Even when our earliest ancestors (including those who had a lot more hair and longer arms) were wandering around the planet, there was probably an understanding of place. Humans aren’t good at detecting territory defined by urine the way animals with better noses can, so there were most likely more physical markers. They might have included man-made marks on trees, or piles of stones, or more broadly, the line formed by a creek or a ridgeline. Maintaining a presence enforced the ownership of a given area of land even better than markers. There was an understanding— our group hangs out over here, and your group stays on the other side of that hill. When there were not so many people and lots of land, it probably wasn’t such a big deal; even nomadic tribes could wander about and avoid conflict. But people began to settle down more with the advent of agriculture, and the need to safeguard your group’s productive region became more important.

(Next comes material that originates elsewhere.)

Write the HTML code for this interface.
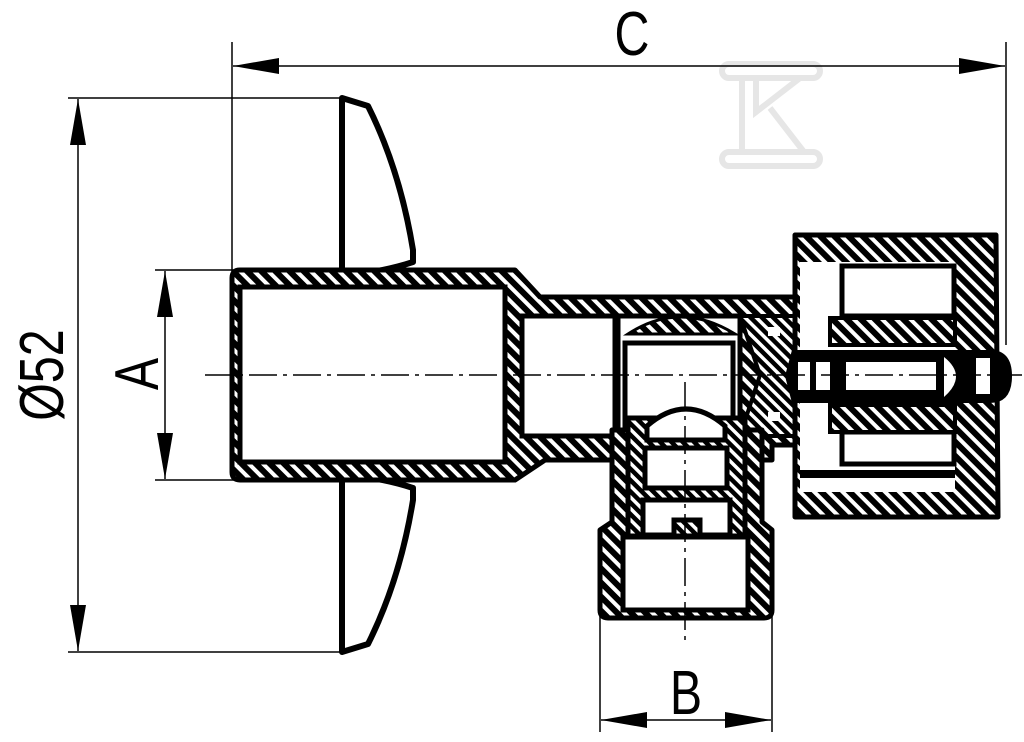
<!DOCTYPE html>
<html><head><style>html,body{margin:0;padding:0;background:#fff}svg{display:block}</style></head>
<body>
<svg width="1024" height="742" viewBox="0 0 1024 742" xmlns="http://www.w3.org/2000/svg">
<defs>
<pattern id="h" patternUnits="userSpaceOnUse" width="10" height="10" patternTransform="rotate(45)">
<rect width="10" height="10" fill="#000"/><rect x="0" y="0" width="10" height="4" fill="#fff"/>
</pattern>
<pattern id="h2" patternUnits="userSpaceOnUse" width="8" height="8" patternTransform="rotate(45)">
<rect width="8" height="8" fill="#000"/><rect x="0" y="0" width="8" height="3.5" fill="#fff"/>
</pattern>
<marker id="a" viewBox="0 0 20 10" refX="20" refY="5" markerWidth="46" markerHeight="16" markerUnits="userSpaceOnUse" orient="auto" preserveAspectRatio="none">
<path d="M0,0 L20,5 L0,10 Z" fill="#000"/></marker>
</defs>
<g fill="none" stroke="#000" stroke-width="1.5">
<g stroke="#e6e6e6" stroke-width="6" fill="none">
<rect x="722" y="64" width="98" height="14" rx="7"/>
<rect x="722" y="152" width="98" height="14" rx="7"/>
<path d="M742 78 V152 M756 78 V112 L800 78 M770 108 L804 152"/>
</g>
<line x1="232" y1="42" x2="232" y2="272"/>
<line x1="1006" y1="42" x2="1006" y2="345"/>
<line x1="68" y1="98" x2="342" y2="98"/>
<line x1="68" y1="652" x2="342" y2="652"/>
<line x1="155" y1="270" x2="240" y2="270"/>
<line x1="155" y1="480" x2="240" y2="480"/>
<line x1="600" y1="612" x2="600" y2="732"/>
<line x1="772" y1="612" x2="772" y2="732"/>
<line x1="620" y1="66" x2="233" y2="66" marker-end="url(#a)"/>
<line x1="620" y1="66" x2="1005" y2="66" marker-end="url(#a)"/>
<line x1="78" y1="375" x2="78" y2="99" marker-end="url(#a)"/>
<line x1="78" y1="375" x2="78" y2="651" marker-end="url(#a)"/>
<line x1="165" y1="375" x2="165" y2="271" marker-end="url(#a)"/>
<line x1="165" y1="375" x2="165" y2="479" marker-end="url(#a)"/>
<line x1="686" y1="720" x2="601" y2="720" marker-end="url(#a)"/>
<line x1="686" y1="720" x2="771" y2="720" marker-end="url(#a)"/>
</g>
<g font-family="Liberation Sans, sans-serif" font-size="62" fill="#000">
<text transform="translate(632,55) scale(0.78,1)" text-anchor="middle">C</text>
<text transform="translate(686,714) scale(0.78,1)" text-anchor="middle">B</text>
<text transform="translate(63,375) rotate(-90) scale(0.78,1)" text-anchor="middle">Ø52</text>
<text transform="translate(158,374) rotate(-90) scale(0.78,1)" text-anchor="middle">A</text>
</g>
<g fill="#fff" stroke="#000" stroke-width="6" stroke-linejoin="round">
<path d="M342 98 L368 106 Q400 170 413 250 L413 262 Q395 268 372 272 L342 272 Z"/>
<path d="M342 652 L368 644 Q400 580 413 500 L413 488 Q395 482 372 478 L342 478 Z"/>
</g>
<path fill="url(#h)" stroke="#000" stroke-width="5" stroke-linejoin="round" fill-rule="evenodd"
d="M240 270 L515 270 L540 297 L828 297 L828 445 L772 445 L772 460 L545 460 L515 480 L240 480 Q232 480 232 472 L232 278 Q232 270 240 270 Z"/>
<rect x="240" y="287" width="265" height="175" fill="#fff" stroke="#000" stroke-width="5"/>
<rect x="522" y="316" width="93" height="120" fill="#fff" stroke="#000" stroke-width="5"/>
<rect x="618" y="316" width="122" height="120" fill="#fff" stroke="#000" stroke-width="5"/>
<path d="M628 334 Q680 300 735 334 Z" fill="url(#h)" stroke="#000" stroke-width="3"/>
<rect x="625" y="343" width="108" height="93" fill="#fff" stroke="#000" stroke-width="5"/>
<path d="M740 316 L830 316 L830 436 L740 436 L760 375 Z" fill="url(#h2)" stroke="#000" stroke-width="4"/>
<path fill="url(#h)" stroke="#000" stroke-width="5" stroke-linejoin="round" fill-rule="evenodd"
d="M795 235 L996 235 L998 517 L795 517 Z"/>
<rect x="800" y="262" width="155" height="230" fill="#fff" stroke="none"/>
<rect x="842" y="266" width="112" height="50" fill="#fff" stroke="#000" stroke-width="5"/>
<rect x="842" y="432" width="112" height="32" fill="#fff" stroke="#000" stroke-width="5"/>
<rect x="800" y="470" width="155" height="8" fill="#000"/>
<path d="M830 318 L955 318 L955 345 L830 345 Z M830 405 L955 405 L955 432 L830 432 Z" fill="url(#h)" stroke="#000" stroke-width="4"/>
<path d="M792 350 L990 350 Q1012 350 1012 376 Q1012 403 990 403 L792 403 L785 376 Z" fill="#000"/>
<rect x="798" y="362" width="12" height="28" fill="#fff"/>
<rect x="816" y="362" width="14" height="28" fill="#fff"/>
<rect x="846" y="362" width="90" height="28" fill="#fff"/>
<path d="M944 357 Q968 376 944 397 Z" fill="#fff"/>
<rect x="976" y="358" width="14" height="36" fill="#fff"/>
<rect x="768" y="327" width="12" height="9" fill="#fff"/><rect x="800" y="327" width="12" height="9" fill="#fff"/>
<rect x="768" y="412" width="12" height="9" fill="#fff"/><rect x="800" y="412" width="12" height="9" fill="#fff"/>
<path fill="url(#h)" stroke="#000" stroke-width="5" stroke-linejoin="round"
d="M612 430 L762 430 L762 522 L772 530 L772 610 Q772 618 764 618 L608 618 Q600 618 600 610 L600 530 L612 522 Z"/>
<rect x="623" y="537" width="125" height="73" fill="#fff" stroke="#000" stroke-width="5"/>
<rect x="628" y="418" width="117" height="118" fill="url(#h2)" stroke="#000" stroke-width="5"/>
<rect x="645" y="448" width="82" height="40" fill="#fff" stroke="#000" stroke-width="5"/>
<path d="M647 440 L647 426 Q686 392 725 426 L725 440 Z" fill="#fff" stroke="#000" stroke-width="5"/>
<path d="M643 500 L730 500 L730 535 L700 535 L700 520 L674 520 L674 535 L643 535 Z" fill="#fff" stroke="#000" stroke-width="5"/>
<g stroke="#000" stroke-width="1.5" stroke-dasharray="28,6,4,6">
<line x1="205" y1="375" x2="1022" y2="375"/>
<line x1="685" y1="382" x2="685" y2="640"/>
</g>
</svg>
</body></html>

As groups allied with other like groups to establish territory, government and all that legal stuff came into being and the lines of property became more formalized. Enter maps. They were the handiest way to demonstrate the lay of the land and portray the facts on the ground—if you stray across this river, or over this mountain range, or beyond this forest, you will likely get thumped. When nations grew out of more primitive allied groupings, they incorporated those natural borders into their formal limits. They were well known, clearly seen, more easily defensible, and didn’t involve straight lines because rivers aren’t rectilinear and topography is generally a rumpled thing.
But humans like nothing better than to complicate matters and get ahead, so maps began to not only reflect the landscape, but to have their own effect on what was out there. Once the whole civilization train had left the station, bigger armies were formed to fight wars, and countries could take over one another, or at least grab some of another’s territory. Cartographers no doubt loved this. They may have even egged the king on in order to be able to update their maps with new borderlines. Wars grew ever more grand and complicated and the victors could call the shots on newly conquered lands.
Sometimes this area had to be apportioned to the several sovereign states who had formed a victorious alliance. In order to make the rewards even, or to “simplify” the process, lines could be drawn upon a map without any regard whatsoever for the topography, or the ethnicities, or the natural communities present. While this made for neat cartography, it brought more long-term upheaval and sorrow than can be said. A straight line connecting a certain point on the coast with a distant mountain peak rarely described the way people had sorted themselves out naturally.
Several countries in the Middle East were defined in 1916 by two of the eventual victors of World War I, Britain and France. They drew countries where none had existed, carving up tribal, ethnic and religious groups with straight lines that were convenient to the drawers for reasons of natural resources and access to trade routes. Through the years, these arbitrary borders have fomented a lot of the raging chaos we see in that area today.
As a contrast, older nations that developed more organically have wiggly borders defined by river courses and mountain chains such can be found in Europe, where countries have virtually no straight line borders. To be sure, there are plenty of more recent borders that follow natural features, but that may be out of convenience more than respect for nature or the habits of the native population.
As the United States planned out its divisions of all the land it obtained “out west,” the architects broke out the old straightedge and set to outlining the so-called “square states”: Wyoming, Colorado, Utah, and the other non-curvy borders of Nevada, Arizona, New Mexico, and others, often based on lines of latitude and longitude. Of course, all the contiguous states have at least some straight borderline, so the practice was obviously rampant in our young nation. Native Americans, of course, paid the price—the government’s random divvying-up and relocations pushed people into lands utterly foreign to their knowledge and history.
So borders and limits and lines on maps matter, creating circumstances that lead to yet more conflict and map changes that will affect the way future peoples interact. The system seems fraught with dangerous complications, and there are border wars at various points all over the globe. Some long for the halcyon days of life before adjudicated borders—”imagine there’s no countries; it isn’t hard to do.” That’s a beautiful concept, but there are over seven billion of us trying to live together on this planet now, with more on the way. For all its problems, the practice of defining territory with lines brings more order and peace, overall, than it does chaos and conflict. Now get off my lawn!